El ambiente en la casa estalla como una bomba a punto de explotar. La tensión se corta con cuchillo y el rencor, acumulado durante días, finalmente se desborda en un enfrentamiento brutal entre María y Andrés. Un momento que cambiará para siempre no solo la relación entre ambos, sino el delicado equilibrio de una familia al borde del colapso.
Todo comienza cuando Andrés, ignorando protocolos y resentimientos, entra sin previo aviso en el antiguo dormitorio de María. Ella, tan fría como hiriente, le recuerda con voz cortante que esa ya no es su habitación y que debería tener la decencia de tocar la puerta. Pero Andrés no está allí por cortesía. Su mirada no tarda en recorrer la habitación, observando con sospecha cada rincón, cada detalle, como quien busca pruebas de una traición largamente temida.
“¿Dónde estabas, María?”, lanza sin rodeos, dejando entrever que la ha estado vigilando. María apenas contiene la furia. Sabe que Andrés sospecha de algo, pero no imagina hasta dónde ha llegado su desconfianza. Entonces él suelta la acusación: la cree cómplice de don Pedro, una ficha más en un juego sucio para destruir a su familia o, peor aún, alguien movida por un odio visceral que la ha llevado demasiado lejos.
María no se contiene. Al verlo revisando sus pertenencias, lo empuja con la mirada y la palabra. “¡No tienes derecho!”, grita, pero Andrés va al grano: la acusa de haber escrito la nota anónima que ha reabierto la pesadilla del caso de Jesús. Y entonces, sin rodeos, ella lo confirma. “Sí, fui yo”, confiesa, levantando el mentón con orgullo y rabia. Explica que escuchó fragmentos de una conversación que le hicieron sospechar de Begoña. “Ocultaba algo, Andrés. No podía quedarme callada.”
La bomba ha estallado.
Andrés se queda perplejo, pero el desconcierto no tarda en convertirse en furia. “¡Eres una víbora!”, lanza con desprecio. “No te importa nadie, solo tú misma. Solo venganza.” María, lejos de retroceder, lanza sus propias bombas. Acusa a la familia entera de vivir en una mentira, de ser hipócritas y corruptos, una casta de gente que prefiere taparse los ojos antes que enfrentar la verdad.

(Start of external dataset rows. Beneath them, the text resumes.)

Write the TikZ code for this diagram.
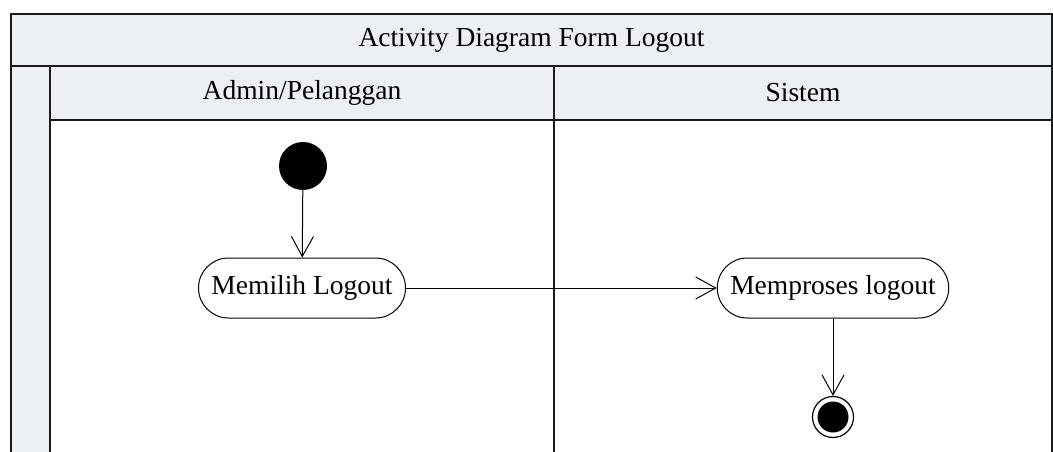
\documentclass[tikz,border=0pt]{standalone}
\usepackage{fontspec}
\setmainfont{Liberation Serif}
\usetikzlibrary{arrows.meta}
\definecolor{bandfill}{HTML}{ECEFF4}
\definecolor{framecol}{HTML}{1A1A1A}
\tikzset{
  frameline/.style={draw=framecol, line width=1.6pt},
  laneline/.style={draw=framecol, line width=1.3pt},
  action/.style={draw=black, line width=1pt, rounded corners=30pt, minimum height=60pt, inner xsep=13pt, fill=white, font=\fontsize{27.5}{30}\selectfont},
  startnode/.style={circle, fill=black, minimum size=48pt, inner sep=0pt},
  endnode/.style={circle, draw=black, line width=1.2pt, fill=white, minimum size=41pt, inner sep=0pt, path picture={\fill[black] (path picture bounding box.center) circle (15.5pt);}},
  flow/.style={draw=black, line width=1pt, -{Straight Barb[length=20pt,width=22pt,line width=1pt]}},
  headtext/.style={font=\fontsize{27.5}{30}\selectfont}
}
\begin{document}
\begin{tikzpicture}[x=1pt,y=-1pt]
\useasboundingbox (0,0) rectangle (1053,452);
% bands
\fill[white] (0,0) rectangle (1053,452);
\fill[bandfill] (11,14) rectangle (1052,66);
\fill[bandfill] (11,66) rectangle (50,452);
\fill[bandfill] (50,66) rectangle (1052,120);
% frame lines
\draw[frameline] (11,452) -- (11,14) -- (1052,14) -- (1052,452);
\draw[frameline] (11,66) -- (1052,66);
\draw[laneline] (50,66) -- (50,452);
\draw[laneline] (50,120) -- (1052,120);
\draw[laneline] (554,66) -- (554,452);
% titles
\node[headtext] (title) at (531.5,40) {Activity Diagram Form Logout};
\node[headtext] (lane1) at (302,93) {Admin/Pelanggan};
\node[headtext] (lane2) at (803,93) {Sistem};
% nodes
\node[startnode] (start) at (303,166) {};
\node[action] (a1) at (302,288) {Memilih Logout};
\node[action] (a2) at (833,288) {Memproses logout};
\node[endnode] (end) at (833,417) {};
% connectors
\draw[flow] (start) -- (a1);
\draw[flow] (a1) -- (a2);
\draw[flow] (a2) -- (end);
\end{tikzpicture}
\end{document}
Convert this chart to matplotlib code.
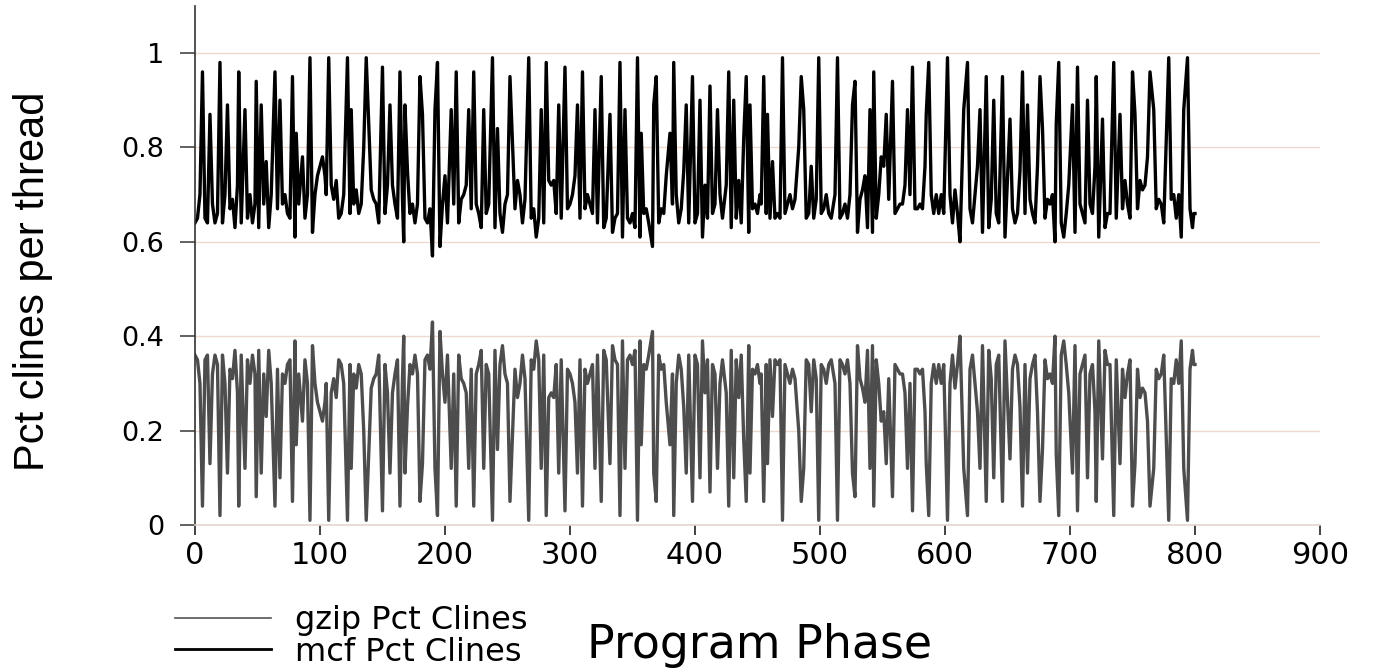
import matplotlib.pyplot as plt
from matplotlib.lines import Line2D

# program phase of each sample
phase = [
    0, 2, 4, 6, 8, 10, 12, 14, 16, 18,
    20, 22, 24, 26, 28, 30, 32, 34, 35, 37,
    40, 42, 44, 46, 48, 49, 51, 53, 55, 57,
    59, 61, 64, 66, 68, 70, 72, 74, 76, 78,
    80, 81, 83, 86, 88, 90, 92, 94, 96, 98,
    100, 102, 104, 105, 107, 109, 111, 113, 115, 117,
    119, 122, 124, 125, 127, 129, 131, 133, 135, 137,
    139, 141, 143, 145, 147, 150, 152, 154, 156, 158,
    160, 162, 164, 166, 167, 168, 170, 172, 174, 176,
    178, 180, 182, 184, 186, 188, 190, 192, 194, 196,
    198, 200, 202, 205, 207, 209, 211, 213, 215, 217,
    219, 221, 223, 225, 227, 229, 231, 233, 235, 238,
    240, 242, 244, 246, 248, 250, 252, 254, 256, 258,
    260, 262, 264, 267, 269, 271,
    273, 275, 277, 279, 281, 283, 285, 287, 289, 291,
    293, 296, 298, 300, 302, 304, 306, 308, 310, 312,
    314, 316, 318, 320, 322, 325, 327, 329, 332, 334,
    336, 338, 340, 342, 344, 346, 348, 350, 352, 354,
    356, 357, 359, 361, 363, 366, 367, 369, 371, 373,
    375, 377, 380, 382, 383, 385, 387, 389, 391, 393,
    395, 398, 400, 402, 404, 406, 408,
    410, 412, 414, 416, 418, 420, 422, 425, 427, 429,
    431, 433, 435, 437, 439, 441, 443, 444, 446, 448,
    450, 452, 453, 455, 457, 458, 460, 462, 464, 466,
    468, 470, 472, 474, 476, 478, 480, 483, 485, 487,
    489, 491, 493, 495, 497, 499, 501, 503, 505, 507,
    509, 512, 514, 516, 518, 520, 522, 524, 526, 528,
    530, 532, 534, 536, 538, 540,
    542, 543, 545, 547, 549, 551, 553, 555, 558, 560,
    562, 564, 566, 568, 570, 572, 574, 576, 578, 580,
    582, 584, 585, 587, 589, 591, 593, 595, 597, 599,
    602, 604, 606, 608, 610, 612, 615, 618, 620, 622,
    624, 626, 628, 630, 633, 635, 637, 639, 641, 643,
    646, 648, 652, 654, 656, 658, 660, 662, 664, 666,
    668, 670, 672, 674, 676, 678,
    680, 682, 684, 686, 688, 689, 691, 693, 695, 697,
    699, 702, 704, 706, 708, 710, 712, 714, 716, 718,
    720, 721, 723, 726, 728, 730, 732, 735, 737, 740,
    742, 744, 746, 748, 750, 752, 754, 756, 758, 760,
    762, 764, 767, 769, 771, 773, 775, 779, 781, 783,
    785, 787, 789, 791, 794, 796, 798, 799, 800,
]

mcf_pct = [
    0.64, 0.65, 0.70, 0.96, 0.65, 0.64, 0.87, 0.68, 0.64, 0.66,
    0.98, 0.64, 0.70, 0.89, 0.67, 0.69, 0.63, 0.72, 0.96, 0.64,
    0.88, 0.65, 0.70, 0.64, 0.68, 0.94, 0.63, 0.89, 0.68, 0.77,
    0.63, 0.70, 0.96, 0.67, 0.90, 0.68, 0.70, 0.66, 0.65, 0.95,
    0.61, 0.83, 0.68, 0.78, 0.65, 0.70, 0.99, 0.62, 0.70, 0.74,
    0.76, 0.78, 0.74, 0.70, 0.99, 0.72, 0.69, 0.73, 0.65, 0.66,
    0.70, 0.99, 0.66, 0.88, 0.68, 0.71, 0.66, 0.68, 0.80, 0.99,
    0.85, 0.71, 0.69, 0.68, 0.64, 0.97, 0.66, 0.72, 0.89, 0.72,
    0.68, 0.65, 0.96, 0.69, 0.60, 0.89, 0.75, 0.66, 0.68, 0.64,
    0.68, 0.95, 0.87, 0.65, 0.64, 0.67, 0.57, 0.88, 0.98, 0.59,
    0.68, 0.74, 0.64, 0.88, 0.68, 0.96, 0.64, 0.69, 0.70, 0.72,
    0.88, 0.67, 0.96, 0.68, 0.66, 0.63, 0.88, 0.66, 0.68, 0.99,
    0.63, 0.84, 0.66, 0.62, 0.68, 0.70, 0.95, 0.81, 0.67, 0.73,
    0.70, 0.64, 0.69, 0.99, 0.65, 0.67,
    0.61, 0.65, 0.88, 0.64, 0.98, 0.73, 0.72, 0.73, 0.66, 0.89,
    0.65, 0.97, 0.67, 0.68, 0.70, 0.74, 0.89, 0.65, 0.96, 0.67,
    0.70, 0.68, 0.66, 0.88, 0.64, 0.95, 0.63, 0.65, 0.87, 0.62,
    0.65, 0.66, 0.98, 0.61, 0.88, 0.65, 0.64, 0.66, 0.63, 0.99,
    0.61, 0.83, 0.66, 0.67, 0.64, 0.59, 0.89, 0.95, 0.64, 0.67,
    0.66, 0.74, 0.83, 0.68, 0.98, 0.70, 0.64, 0.67, 0.75, 0.89,
    0.64, 0.95, 0.64, 0.66, 0.90, 0.61, 0.72,
    0.65, 0.93, 0.66, 0.68, 0.88, 0.70, 0.65, 0.72, 0.96, 0.63,
    0.90, 0.65, 0.73, 0.64, 0.82, 0.95, 0.62, 0.89, 0.67, 0.68,
    0.66, 0.70, 0.68, 0.95, 0.66, 0.87, 0.65, 0.77, 0.65, 0.66,
    0.65, 0.99, 0.66, 0.68, 0.70, 0.67, 0.69, 0.80, 0.95, 0.88,
    0.65, 0.66, 0.76, 0.65, 0.69, 0.99, 0.66, 0.67, 0.70, 0.66,
    0.65, 0.70, 0.99, 0.65, 0.66, 0.68, 0.65, 0.70, 0.89, 0.94,
    0.62, 0.69, 0.71, 0.74, 0.63, 0.88,
    0.62, 0.96, 0.65, 0.70, 0.78, 0.76, 0.87, 0.69, 0.94, 0.66,
    0.67, 0.68, 0.68, 0.72, 0.88, 0.70, 0.97, 0.67, 0.67, 0.68,
    0.67, 0.76, 0.87, 0.98, 0.70, 0.66, 0.70, 0.66, 0.70, 0.66,
    0.99, 0.70, 0.64, 0.71, 0.66, 0.60, 0.88, 0.98, 0.67, 0.64,
    0.70, 0.76, 0.88, 0.62, 0.95, 0.63, 0.69, 0.90, 0.66, 0.64,
    0.95, 0.61, 0.86, 0.67, 0.64, 0.66, 0.75, 0.96, 0.66, 0.89,
    0.69, 0.66, 0.64, 0.76, 0.95, 0.84,
    0.65, 0.69, 0.68, 0.70, 0.60, 0.85, 0.98, 0.64, 0.61, 0.66,
    0.72, 0.89, 0.62, 0.97, 0.68, 0.66, 0.64, 0.90, 0.68, 0.66,
    0.76, 0.95, 0.61, 0.86, 0.63, 0.66, 0.66, 0.98, 0.65, 0.87,
    0.67, 0.73, 0.68, 0.65, 0.96, 0.87, 0.67, 0.73, 0.71, 0.72,
    0.78, 0.96, 0.88, 0.67, 0.69, 0.68, 0.64, 0.99, 0.69, 0.70,
    0.65, 0.70, 0.61, 0.88, 0.99, 0.67, 0.63, 0.66, 0.66,
]

gzip_pct = [
    0.36, 0.35, 0.30, 0.04, 0.35, 0.36, 0.13, 0.32, 0.36, 0.34,
    0.02, 0.36, 0.30, 0.11, 0.33, 0.31, 0.37, 0.28, 0.04, 0.36,
    0.12, 0.35, 0.30, 0.36, 0.32, 0.06, 0.37, 0.11, 0.32, 0.23,
    0.37, 0.30, 0.04, 0.33, 0.10, 0.32, 0.30, 0.34, 0.35, 0.05,
    0.39, 0.17, 0.32, 0.22, 0.35, 0.30, 0.01, 0.38, 0.30, 0.26,
    0.24, 0.22, 0.26, 0.30, 0.01, 0.28, 0.31, 0.27, 0.35, 0.34,
    0.30, 0.01, 0.34, 0.12, 0.32, 0.29, 0.34, 0.32, 0.20, 0.01,
    0.15, 0.29, 0.31, 0.32, 0.36, 0.03, 0.34, 0.28, 0.11, 0.28,
    0.32, 0.35, 0.04, 0.31, 0.40, 0.11, 0.25, 0.34, 0.32, 0.36,
    0.32, 0.05, 0.13, 0.35, 0.36, 0.33, 0.43, 0.12, 0.02, 0.41,
    0.32, 0.26, 0.36, 0.12, 0.32, 0.04, 0.36, 0.31, 0.30, 0.28,
    0.12, 0.33, 0.04, 0.32, 0.34, 0.37, 0.12, 0.34, 0.32, 0.01,
    0.37, 0.16, 0.34, 0.38, 0.32, 0.30, 0.05, 0.19, 0.33, 0.27,
    0.30, 0.36, 0.31, 0.01, 0.35, 0.33,
    0.39, 0.35, 0.12, 0.36, 0.02, 0.27, 0.28, 0.27, 0.34, 0.11,
    0.35, 0.03, 0.33, 0.32, 0.30, 0.26, 0.11, 0.35, 0.04, 0.33,
    0.30, 0.32, 0.34, 0.12, 0.36, 0.05, 0.37, 0.35, 0.13, 0.38,
    0.35, 0.34, 0.02, 0.39, 0.12, 0.35, 0.36, 0.34, 0.37, 0.01,
    0.39, 0.17, 0.34, 0.33, 0.36, 0.41, 0.11, 0.05, 0.36, 0.33,
    0.34, 0.26, 0.17, 0.32, 0.02, 0.30, 0.36, 0.33, 0.25, 0.11,
    0.36, 0.05, 0.36, 0.34, 0.10, 0.39, 0.28,
    0.35, 0.07, 0.34, 0.32, 0.12, 0.30, 0.35, 0.28, 0.04, 0.37,
    0.10, 0.35, 0.27, 0.36, 0.18, 0.05, 0.38, 0.11, 0.33, 0.32,
    0.34, 0.30, 0.32, 0.05, 0.34, 0.13, 0.35, 0.23, 0.35, 0.34,
    0.35, 0.01, 0.34, 0.32, 0.30, 0.33, 0.31, 0.20, 0.05, 0.12,
    0.35, 0.34, 0.24, 0.35, 0.31, 0.01, 0.34, 0.33, 0.30, 0.34,
    0.35, 0.30, 0.01, 0.35, 0.34, 0.32, 0.35, 0.30, 0.11, 0.06,
    0.38, 0.31, 0.29, 0.26, 0.37, 0.12,
    0.38, 0.04, 0.35, 0.30, 0.22, 0.24, 0.13, 0.31, 0.06, 0.34,
    0.33, 0.32, 0.32, 0.28, 0.12, 0.30, 0.03, 0.33, 0.33, 0.32,
    0.33, 0.24, 0.13, 0.02, 0.30, 0.34, 0.30, 0.34, 0.30, 0.34,
    0.01, 0.30, 0.36, 0.29, 0.34, 0.40, 0.12, 0.02, 0.33, 0.36,
    0.30, 0.24, 0.12, 0.38, 0.05, 0.37, 0.31, 0.10, 0.34, 0.36,
    0.05, 0.39, 0.14, 0.33, 0.36, 0.34, 0.25, 0.04, 0.34, 0.11,
    0.31, 0.34, 0.36, 0.24, 0.05, 0.16,
    0.35, 0.31, 0.32, 0.30, 0.40, 0.15, 0.02, 0.36, 0.39, 0.34,
    0.28, 0.11, 0.38, 0.03, 0.32, 0.34, 0.36, 0.10, 0.32, 0.34,
    0.24, 0.05, 0.39, 0.14, 0.37, 0.34, 0.34, 0.02, 0.35, 0.13,
    0.33, 0.27, 0.32, 0.35, 0.04, 0.13, 0.33, 0.27, 0.29, 0.28,
    0.22, 0.04, 0.12, 0.33, 0.31, 0.32, 0.36, 0.01, 0.31, 0.30,
    0.35, 0.30, 0.39, 0.12, 0.01, 0.33, 0.37, 0.34, 0.34,
]

x_ticks = [0, 100, 200, 300, 400, 500, 600, 700, 800, 900]
y_ticks = [0, 0.2, 0.4, 0.6, 0.8, 1]
y_tick_labels = ["0", "0.2", "0.4", "0.6", "0.8", "1"]


def main():
    plt.rcParams['font.family'] = 'DejaVu Sans'
    fig = plt.figure(figsize=(13.73, 6.72), dpi=100)
    ax = fig.add_axes([0.142, 0.21875, 0.8194, 0.7726])

    ax.plot(phase, gzip_pct, color='#4d4d4d', lw=2.4)
    ax.plot(phase, mcf_pct, color='black', lw=2.4)

    ax.set_xlim(0, 900)
    ax.set_ylim(0, 1.1)
    ax.set_xticks(x_ticks)
    ax.set_yticks(y_ticks)
    ax.set_yticklabels(y_tick_labels)

    ax.yaxis.grid(True, color='#eed9cf', lw=1)
    ax.set_axisbelow(True)

    ax.spines['top'].set_visible(False)
    ax.spines['right'].set_visible(False)
    ax.spines['left'].set_color('#333333')
    ax.spines['left'].set_linewidth(1.2)
    ax.spines['bottom'].set_color('#e3d6ce')
    ax.spines['bottom'].set_linewidth(1.2)

    ax.tick_params(axis='y', length=11, width=1.3, color='#555555',
                   pad=11, labelsize=19.5)
    ax.tick_params(axis='x', length=7.5, width=1.3, color='#333333',
                   pad=4, labelsize=22)

    fig.text(33 / 1373, 1 - 281 / 672, 'Pct clines per thread', rotation=90,
             ha='center', va='center', fontsize=30, family='Liberation Sans')
    fig.text(760 / 1373, 1 - 646 / 672, 'Program Phase',
             ha='center', va='center', fontsize=33)

    handles = [Line2D([], [], color='#555555', lw=1.2),
               Line2D([], [], color='black', lw=2)]
    fig.legend(handles, ['gzip Pct Clines', 'mcf Pct Clines'],
               loc='upper left', bbox_to_anchor=(175 / 1373, 1 - 605 / 672),
               frameon=False, borderpad=0, borderaxespad=0,
               handlelength=3.0, handletextpad=0.75, labelspacing=0.02,
               fontsize=23)

    fig.savefig('out.png', dpi=100)


if __name__ == "__main__":
    main()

“¿Y tú eres la que trae justicia?”, responde Andrés con ironía. “¡Tú, que juegas con el dolor ajeno como si fuera una ficha de ajedrez!” La pelea escala sin control. María sostiene que todos son sospechosos, incluso él. “¿Y si fuiste tú quien mató a Jesús?”, le lanza con frialdad. Andrés la mira como si no reconociera a la mujer que tiene delante. “No te voy a permitir que destruyas a Begoña”, afirma con la voz temblando de ira.
Pero María no se detiene. Saca a relucir el nombre de Víctor Zárate y lo amenaza con implicarlo en su muerte. Es un golpe bajo, despiadado. Andrés, con los ojos encendidos de rabia, le grita que es suficiente. “¡Te vas de esta casa! Mañana mismo. No quiero verte en mi vida, ni en la boda de mi tía, ni en esta familia. No eres una de los nuestros.”
María, arrinconada pero desafiante como siempre, recuerda con veneno que aún tiene la custodia de Julia. Es su carta más fuerte. Andrés se le enfrenta sin temblar. “No me importa. Esta vez, nadie me va a frenar. Lo juro.” Ya no es solo una discusión. Es una declaración de guerra, una ruptura definitiva. Lo que alguna vez fue respeto, complicidad o familia, se ha roto en mil pedazos.
La escena termina con un silencio cargado de odio y desesperación. No hay marcha atrás. María está fuera. Andrés ha elegido expulsarla de su vida y del corazón de una familia que ya no aguanta más grietas. Pero en Sueños de Libertad, nada queda enterrado para siempre. ¿Hasta dónde llegará María para no perderlo todo? ¿Se atreverá a jugar su última carta con Julia? ¿Y Andrés será capaz de sostener su decisión cuando el pasado comience a clamar justicia?
La guerra ha comenzado. Y ninguno de los dos está dispuesto a perder.